> [Recorded data]
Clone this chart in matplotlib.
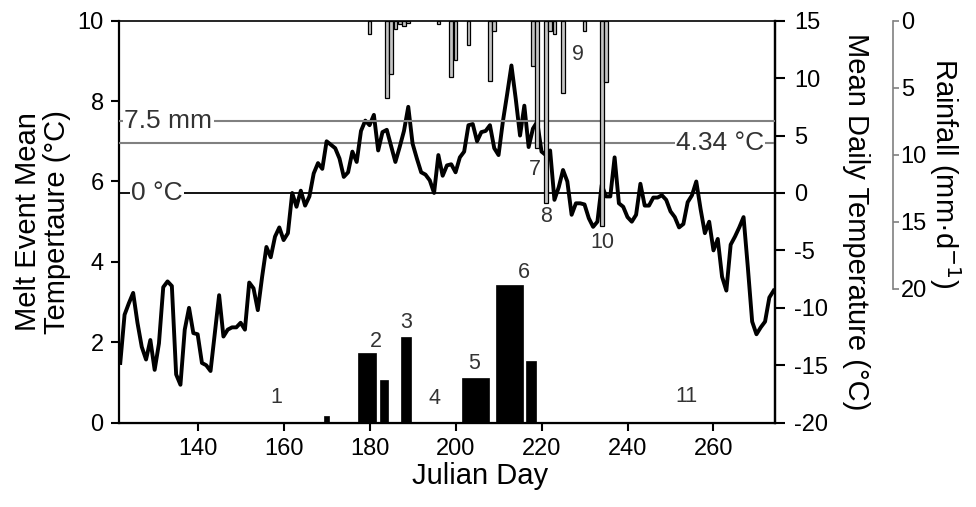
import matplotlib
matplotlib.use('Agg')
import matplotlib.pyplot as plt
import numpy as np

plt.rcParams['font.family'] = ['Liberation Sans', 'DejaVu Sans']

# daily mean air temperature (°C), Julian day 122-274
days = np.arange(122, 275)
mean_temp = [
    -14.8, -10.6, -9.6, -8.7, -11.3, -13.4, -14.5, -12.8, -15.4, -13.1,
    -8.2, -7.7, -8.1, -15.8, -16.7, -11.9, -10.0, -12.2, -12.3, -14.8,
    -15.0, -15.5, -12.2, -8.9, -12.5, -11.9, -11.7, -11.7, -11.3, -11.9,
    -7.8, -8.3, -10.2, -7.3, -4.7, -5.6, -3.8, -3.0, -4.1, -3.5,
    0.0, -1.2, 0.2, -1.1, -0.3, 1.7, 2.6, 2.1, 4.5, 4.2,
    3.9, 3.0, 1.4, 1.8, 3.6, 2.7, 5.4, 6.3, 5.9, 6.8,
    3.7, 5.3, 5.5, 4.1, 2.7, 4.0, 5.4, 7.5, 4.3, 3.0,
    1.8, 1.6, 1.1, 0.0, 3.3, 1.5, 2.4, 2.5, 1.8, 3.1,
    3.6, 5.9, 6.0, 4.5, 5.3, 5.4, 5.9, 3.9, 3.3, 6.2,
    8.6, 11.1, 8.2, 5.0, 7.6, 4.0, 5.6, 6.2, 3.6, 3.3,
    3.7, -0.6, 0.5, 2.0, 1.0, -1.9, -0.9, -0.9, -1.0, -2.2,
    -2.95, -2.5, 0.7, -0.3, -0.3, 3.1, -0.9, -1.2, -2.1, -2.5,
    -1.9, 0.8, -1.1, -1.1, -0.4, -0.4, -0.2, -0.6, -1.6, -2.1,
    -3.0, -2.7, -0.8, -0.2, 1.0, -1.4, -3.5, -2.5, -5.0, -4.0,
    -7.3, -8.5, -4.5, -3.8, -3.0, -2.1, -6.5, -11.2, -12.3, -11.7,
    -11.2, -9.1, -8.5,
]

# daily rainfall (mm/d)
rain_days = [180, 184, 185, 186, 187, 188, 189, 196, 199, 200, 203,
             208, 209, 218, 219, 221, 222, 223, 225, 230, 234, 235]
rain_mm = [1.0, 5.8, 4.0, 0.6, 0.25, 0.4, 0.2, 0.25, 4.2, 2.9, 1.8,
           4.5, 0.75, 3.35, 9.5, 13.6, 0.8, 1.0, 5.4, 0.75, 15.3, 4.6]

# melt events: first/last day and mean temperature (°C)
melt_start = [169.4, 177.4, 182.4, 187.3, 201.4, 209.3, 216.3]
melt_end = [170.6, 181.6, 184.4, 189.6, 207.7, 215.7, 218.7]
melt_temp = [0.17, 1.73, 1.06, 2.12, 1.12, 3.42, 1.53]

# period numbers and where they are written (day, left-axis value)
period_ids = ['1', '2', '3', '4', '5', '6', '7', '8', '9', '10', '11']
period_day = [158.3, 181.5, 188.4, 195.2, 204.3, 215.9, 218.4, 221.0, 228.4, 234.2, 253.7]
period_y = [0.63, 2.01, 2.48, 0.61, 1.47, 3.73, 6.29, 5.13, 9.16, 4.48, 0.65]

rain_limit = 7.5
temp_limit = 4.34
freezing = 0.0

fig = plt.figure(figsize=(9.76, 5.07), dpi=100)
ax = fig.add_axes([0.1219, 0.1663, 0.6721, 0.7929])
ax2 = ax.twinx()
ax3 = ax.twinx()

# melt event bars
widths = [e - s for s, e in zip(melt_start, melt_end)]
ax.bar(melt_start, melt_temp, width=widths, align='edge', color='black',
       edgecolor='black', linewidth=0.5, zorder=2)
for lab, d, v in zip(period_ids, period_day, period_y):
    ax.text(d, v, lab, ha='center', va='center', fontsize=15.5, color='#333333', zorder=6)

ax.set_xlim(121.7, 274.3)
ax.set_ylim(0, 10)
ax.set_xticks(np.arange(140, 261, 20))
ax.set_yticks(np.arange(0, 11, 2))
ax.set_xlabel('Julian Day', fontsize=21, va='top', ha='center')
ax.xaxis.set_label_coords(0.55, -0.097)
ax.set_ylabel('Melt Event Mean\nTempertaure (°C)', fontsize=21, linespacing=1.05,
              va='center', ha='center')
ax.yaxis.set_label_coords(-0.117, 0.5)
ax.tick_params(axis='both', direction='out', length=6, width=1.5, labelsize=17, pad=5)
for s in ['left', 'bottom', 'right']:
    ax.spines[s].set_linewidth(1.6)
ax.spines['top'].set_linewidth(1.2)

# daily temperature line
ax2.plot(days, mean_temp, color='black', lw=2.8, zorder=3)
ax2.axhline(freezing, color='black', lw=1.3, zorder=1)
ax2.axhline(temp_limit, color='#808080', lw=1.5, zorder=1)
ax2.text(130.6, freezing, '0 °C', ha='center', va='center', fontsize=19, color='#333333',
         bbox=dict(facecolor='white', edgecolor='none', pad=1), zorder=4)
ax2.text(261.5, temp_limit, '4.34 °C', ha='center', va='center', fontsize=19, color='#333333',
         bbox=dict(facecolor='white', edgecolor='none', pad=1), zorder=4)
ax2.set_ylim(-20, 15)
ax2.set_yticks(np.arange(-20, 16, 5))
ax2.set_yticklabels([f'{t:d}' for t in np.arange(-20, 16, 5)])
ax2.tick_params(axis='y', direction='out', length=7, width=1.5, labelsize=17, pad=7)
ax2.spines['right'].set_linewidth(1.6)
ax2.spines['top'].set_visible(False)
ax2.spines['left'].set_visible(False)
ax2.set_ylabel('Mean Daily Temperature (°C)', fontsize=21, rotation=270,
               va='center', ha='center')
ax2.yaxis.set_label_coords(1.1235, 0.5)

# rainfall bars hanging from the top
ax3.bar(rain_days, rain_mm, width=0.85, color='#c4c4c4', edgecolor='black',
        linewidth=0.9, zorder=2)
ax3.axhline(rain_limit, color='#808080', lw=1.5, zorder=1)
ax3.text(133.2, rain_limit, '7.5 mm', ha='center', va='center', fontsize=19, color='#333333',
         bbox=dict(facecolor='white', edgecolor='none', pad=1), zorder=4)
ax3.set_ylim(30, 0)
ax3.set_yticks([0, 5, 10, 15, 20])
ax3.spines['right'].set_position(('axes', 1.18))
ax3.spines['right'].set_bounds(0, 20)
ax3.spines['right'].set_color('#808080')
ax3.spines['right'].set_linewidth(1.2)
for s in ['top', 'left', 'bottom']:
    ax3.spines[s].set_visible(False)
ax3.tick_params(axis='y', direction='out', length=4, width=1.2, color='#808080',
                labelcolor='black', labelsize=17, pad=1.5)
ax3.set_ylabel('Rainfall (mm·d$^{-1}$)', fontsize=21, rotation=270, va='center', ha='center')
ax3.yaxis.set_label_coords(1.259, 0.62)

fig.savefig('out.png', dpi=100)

> [Directions] Transcribe the material exactly, and leave out whatever pictures it holds.

> [Solution to the exercise]
Clone this chart in matplotlib.
import matplotlib
matplotlib.use('Agg')
import matplotlib.pyplot as plt
import numpy as np

plt.rcParams['font.family'] = ['Liberation Sans', 'DejaVu Sans']

# daily mean air temperature (°C), Julian day 122-274
days = np.arange(122, 275)
mean_temp = [
    -14.8, -10.6, -9.6, -8.7, -11.3, -13.4, -14.5, -12.8, -15.4, -13.1,
    -8.2, -7.7, -8.1, -15.8, -16.7, -11.9, -10.0, -12.2, -12.3, -14.8,
    -15.0, -15.5, -12.2, -8.9, -12.5, -11.9, -11.7, -11.7, -11.3, -11.9,
    -7.8, -8.3, -10.2, -7.3, -4.7, -5.6, -3.8, -3.0, -4.1, -3.5,
    0.0, -1.2, 0.2, -1.1, -0.3, 1.7, 2.6, 2.1, 4.5, 4.2,
    3.9, 3.0, 1.4, 1.8, 3.6, 2.7, 5.4, 6.3, 5.9, 6.8,
    3.7, 5.3, 5.5, 4.1, 2.7, 4.0, 5.4, 7.5, 4.3, 3.0,
    1.8, 1.6, 1.1, 0.0, 3.3, 1.5, 2.4, 2.5, 1.8, 3.1,
    3.6, 5.9, 6.0, 4.5, 5.3, 5.4, 5.9, 3.9, 3.3, 6.2,
    8.6, 11.1, 8.2, 5.0, 7.6, 4.0, 5.6, 6.2, 3.6, 3.3,
    3.7, -0.6, 0.5, 2.0, 1.0, -1.9, -0.9, -0.9, -1.0, -2.2,
    -2.95, -2.5, 0.7, -0.3, -0.3, 3.1, -0.9, -1.2, -2.1, -2.5,
    -1.9, 0.8, -1.1, -1.1, -0.4, -0.4, -0.2, -0.6, -1.6, -2.1,
    -3.0, -2.7, -0.8, -0.2, 1.0, -1.4, -3.5, -2.5, -5.0, -4.0,
    -7.3, -8.5, -4.5, -3.8, -3.0, -2.1, -6.5, -11.2, -12.3, -11.7,
    -11.2, -9.1, -8.5,
]

# daily rainfall (mm/d)
rain_days = [180, 184, 185, 186, 187, 188, 189, 196, 199, 200, 203,
             208, 209, 218, 219, 221, 222, 223, 225, 230, 234, 235]
rain_mm = [1.0, 5.8, 4.0, 0.6, 0.25, 0.4, 0.2, 0.25, 4.2, 2.9, 1.8,
           4.5, 0.75, 3.35, 9.5, 13.6, 0.8, 1.0, 5.4, 0.75, 15.3, 4.6]

# melt events: first/last day and mean temperature (°C)
melt_start = [169.4, 177.4, 182.4, 187.3, 201.4, 209.3, 216.3]
melt_end = [170.6, 181.6, 184.4, 189.6, 207.7, 215.7, 218.7]
melt_temp = [0.17, 1.73, 1.06, 2.12, 1.12, 3.42, 1.53]

# period numbers and where they are written (day, left-axis value)
period_ids = ['1', '2', '3', '4', '5', '6', '7', '8', '9', '10', '11']
period_day = [158.3, 181.5, 188.4, 195.2, 204.3, 215.9, 218.4, 221.0, 228.4, 234.2, 253.7]
period_y = [0.63, 2.01, 2.48, 0.61, 1.47, 3.73, 6.29, 5.13, 9.16, 4.48, 0.65]

rain_limit = 7.5
temp_limit = 4.34
freezing = 0.0

fig = plt.figure(figsize=(9.76, 5.07), dpi=100)
ax = fig.add_axes([0.1219, 0.1663, 0.6721, 0.7929])
ax2 = ax.twinx()
ax3 = ax.twinx()

# melt event bars
widths = [e - s for s, e in zip(melt_start, melt_end)]
ax.bar(melt_start, melt_temp, width=widths, align='edge', color='black',
       edgecolor='black', linewidth=0.5, zorder=2)
for lab, d, v in zip(period_ids, period_day, period_y):
    ax.text(d, v, lab, ha='center', va='center', fontsize=15.5, color='#333333', zorder=6)

ax.set_xlim(121.7, 274.3)
ax.set_ylim(0, 10)
ax.set_xticks(np.arange(140, 261, 20))
ax.set_yticks(np.arange(0, 11, 2))
ax.set_xlabel('Julian Day', fontsize=21, va='top', ha='center')
ax.xaxis.set_label_coords(0.55, -0.097)
ax.set_ylabel('Melt Event Mean\nTempertaure (°C)', fontsize=21, linespacing=1.05,
              va='center', ha='center')
ax.yaxis.set_label_coords(-0.117, 0.5)
ax.tick_params(axis='both', direction='out', length=6, width=1.5, labelsize=17, pad=5)
for s in ['left', 'bottom', 'right']:
    ax.spines[s].set_linewidth(1.6)
ax.spines['top'].set_linewidth(1.2)

# daily temperature line
ax2.plot(days, mean_temp, color='black', lw=2.8, zorder=3)
ax2.axhline(freezing, color='black', lw=1.3, zorder=1)
ax2.axhline(temp_limit, color='#808080', lw=1.5, zorder=1)
ax2.text(130.6, freezing, '0 °C', ha='center', va='center', fontsize=19, color='#333333',
         bbox=dict(facecolor='white', edgecolor='none', pad=1), zorder=4)
ax2.text(261.5, temp_limit, '4.34 °C', ha='center', va='center', fontsize=19, color='#333333',
         bbox=dict(facecolor='white', edgecolor='none', pad=1), zorder=4)
ax2.set_ylim(-20, 15)
ax2.set_yticks(np.arange(-20, 16, 5))
ax2.set_yticklabels([f'{t:d}' for t in np.arange(-20, 16, 5)])
ax2.tick_params(axis='y', direction='out', length=7, width=1.5, labelsize=17, pad=7)
ax2.spines['right'].set_linewidth(1.6)
ax2.spines['top'].set_visible(False)
ax2.spines['left'].set_visible(False)
ax2.set_ylabel('Mean Daily Temperature (°C)', fontsize=21, rotation=270,
               va='center', ha='center')
ax2.yaxis.set_label_coords(1.1235, 0.5)

# rainfall bars hanging from the top
ax3.bar(rain_days, rain_mm, width=0.85, color='#c4c4c4', edgecolor='black',
        linewidth=0.9, zorder=2)
ax3.axhline(rain_limit, color='#808080', lw=1.5, zorder=1)
ax3.text(133.2, rain_limit, '7.5 mm', ha='center', va='center', fontsize=19, color='#333333',
         bbox=dict(facecolor='white', edgecolor='none', pad=1), zorder=4)
ax3.set_ylim(30, 0)
ax3.set_yticks([0, 5, 10, 15, 20])
ax3.spines['right'].set_position(('axes', 1.18))
ax3.spines['right'].set_bounds(0, 20)
ax3.spines['right'].set_color('#808080')
ax3.spines['right'].set_linewidth(1.2)
for s in ['top', 'left', 'bottom']:
    ax3.spines[s].set_visible(False)
ax3.tick_params(axis='y', direction='out', length=4, width=1.2, color='#808080',
                labelcolor='black', labelsize=17, pad=1.5)
ax3.set_ylabel('Rainfall (mm·d$^{-1}$)', fontsize=21, rotation=270, va='center', ha='center')
ax3.yaxis.set_label_coords(1.259, 0.62)

fig.savefig('out.png', dpi=100)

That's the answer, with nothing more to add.